Shame that the whole ESL industry in China is one big scam, despite the 'face' of professionalism it is given.

It's all about the most handsome white face, and nothing more. And then when that won't do they will just pay filipinos less to do the same job.

Regulation, rule of law....sadly lacking:(

Chris said...

Oh Kimi, it wasn't like hell that much. I felt extra tired after doing the class in the morning too. I think the dance music they play in all of the shops sends me into a coma too (just like in Fringe).

Haha, Ihengsi, that is hilarious. I have become so accustomed as being the "Foreigner" that I didn't even think how ludicrous "Foreign Teacher" sounds on the card. I really do need to go home for a few weeks, I've been here too long without a break!

Mabel, the private student's parents can't speak a word of English, it's very difficult, especially with my terrible Chinese.

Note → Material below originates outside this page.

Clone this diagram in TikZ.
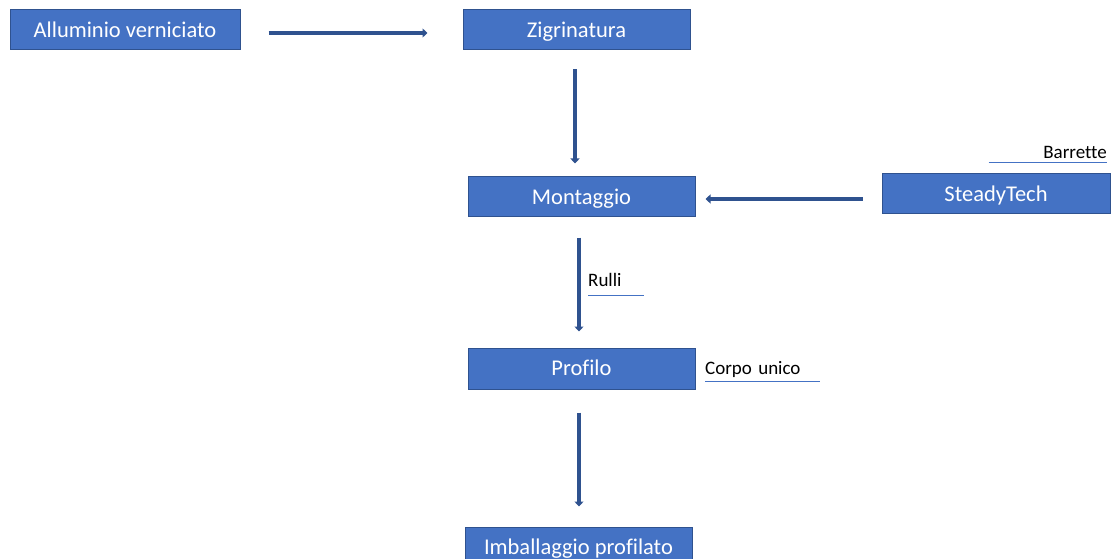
\documentclass[tikz,border=0pt]{standalone}
\usepackage{fontspec}
\setmainfont[Ligatures=NoCommon]{Carlito}
\usetikzlibrary{arrows.meta}
\definecolor{boxfill}{HTML}{4472C4}
\definecolor{boxdraw}{HTML}{2F528F}
\definecolor{arrcol}{HTML}{2F528F}
\definecolor{ulcol}{HTML}{4472C4}
\tikzset{
  procbox/.style={draw=boxdraw, fill=boxfill, line width=1pt, text=white,
    minimum width=227pt, minimum height=40pt, inner sep=0pt,
    text height=14.5pt, text depth=0pt,
    font=\fontsize{22.5}{26}\selectfont},
  flowarr/.style={draw=arrcol, line width=3.5pt, -{Triangle[width=9pt,length=5pt]}},
  lab/.style={inner sep=0pt, text=black, font=\fontsize{19}{22}\selectfont},
  uline/.style={draw=ulcol, line width=1pt}
}
\begin{document}
\begin{tikzpicture}[x=1pt,y=-1pt]
\useasboundingbox (0,0) rectangle (1112,559);
\node[procbox, minimum width=230pt] (alu) at (125,30) {Alluminio verniciato};
\node[procbox] (zig) at (576.5,30) {Zigrinatura};
\node[procbox] (mon) at (581.5,197) {Montaggio};
\node[procbox, minimum width=228pt] (std) at (996,194) {SteadyTech};
\node[procbox, minimum height=41pt] (pro) at (581.5,368.5) {Profilo};
\node[procbox] (imb) at (578.5,547) {Imballaggio profilato};

\draw[flowarr, shorten <=28pt, shorten >=35pt] ([yshift=-3pt]alu.east) -- ([yshift=-3pt]zig.west);
\draw[flowarr, shorten <=19pt, shorten >=13pt] ([xshift=-1.5pt]zig.south) -- ([xshift=-1.5pt]zig.south |- mon.north);
\draw[flowarr, shorten <=19pt, shorten >=10pt] ([yshift=-5pt]std.west) -- ([yshift=-5pt]std.west -| mon.east);
\draw[flowarr, shorten <=20pt, shorten >=16pt] ([xshift=-2.5pt]mon.south) -- ([xshift=-2.5pt]mon.south |- pro.north);
\draw[flowarr, shorten <=23pt, shorten >=20pt] ([xshift=-2.5pt]pro.south) -- ([xshift=-2.5pt]pro.south |- imb.north);

\node[lab, text width=118pt, align=right, anchor=base east] (bar) at (1107,159) {Barrette};
\draw[uline] ([yshift=-4pt]bar.base west) -- ([yshift=-4pt]bar.base east);
\node[lab, text width=56pt, align=left, anchor=base west] (rul) at (588,286) {Rulli};
\draw[uline] ([yshift=-9pt]rul.base west) -- ([yshift=-9pt]rul.base east);
\node[lab, text width=115pt, align=left, anchor=base west] (cor) at (705,374) {Corpo\ unico};
\draw[uline] ([yshift=-7pt]cor.base west) -- ([yshift=-7pt]cor.base east);
\end{tikzpicture}
\end{document}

Alex, it's funny you say that. At Web they hired a Filipino guy over the busy summer period. It's a shame how business-like the training centres are here, it's all about making another sale, not much to do with the standard of education unfortunately.

Wayne Chao said...

umm,,i'm afraid i can't agree that filipinos were treated unfairly,there is a filipine teacher in my uni,and she gets the almost highest payment for her high quality english class.i have to say that she is the best amid all the foreign teachers i've ever been taught.

Shawn said...

Have you ever eaten a duck tongue?
Sounds crazy?But it's very popular
in Wenzhou and really delicious.
I hope you have a try:)

Anonymous said...

what the hell?

"i have to say that she is the best amid all the foreign teachers i've ever been taught"

Well her grammar teaching can't have been that shit hot, I am afraid to say Wayne.

Anyway, I didn't mean to pick on that but rather the fact you side with asians over white people. A common trend in China.

Look around at some ESL recruiters/or esl websites, and you will see they do pay or try to pay filipinos less than native speakers. That is a fact, and not something fabricated to make your boss happy.

Chris said...

Wayne, actually the guy that came to Web over summer was very good also. Everybody loved him, he was a complete entertainer too, he could sing, dance, and play the guitar. It's a shame they didn't keep him on after the summer, but as I said before, Web is such a business they just wouldn't keep him on.

Shawn, unfortunately I have never eaten a duck's tongue. It is a bit scary for me, and also I am a vegetarian :( I took a bag of them home to England when I went back last, and nobody would dare eat one....apart from the cats. I have heard many people really like them, it's amazing how popular they are.

Alex, you are right, at Web there have apparently been disputes before about the salary handed out to different races of teachers. If you're not on their list of countries -- regardless of your English standard -- you're getting a pay cut.

Wayne said...

haha,unfortunately i'm not a formal student in her class,actually i attended her class only once,or maybe my grammar could be better,Alex,but wait a minute,"rather the fact you side with asians over white people",didn't u say we love most handsome white face??Woops!it seems we change our hobby following your words,holy cow!nice,man..

Anonymous said...

wayne wrote:

"Woops!it seems we change our hobby following your words,holy cow!nice,man.."

I mean a white face is most desired by recruiters and schools to gain face. But when a white face won't do or can't be found, then why not fulfill the role with a cheaper face?

Explain to me how the going minimum rate for native speaking FT's at my last school was 5,500 rmb a month, but I've seen ads for the same kind of institutions only offering 3,500 rmb to filipinos.

Given most chinese earn much more than 3,500 a month, even salarymen, do you think that's a fair wage for someone working so far from home?

But then it probably doesnt affect you as you are a spoiled little emperor living on mummy and daddys new money, which they both have from the factory they own or some cushy government job.

Grow up and take a good hard look at the real world, you might not find things so black and white when you are out in it on your own.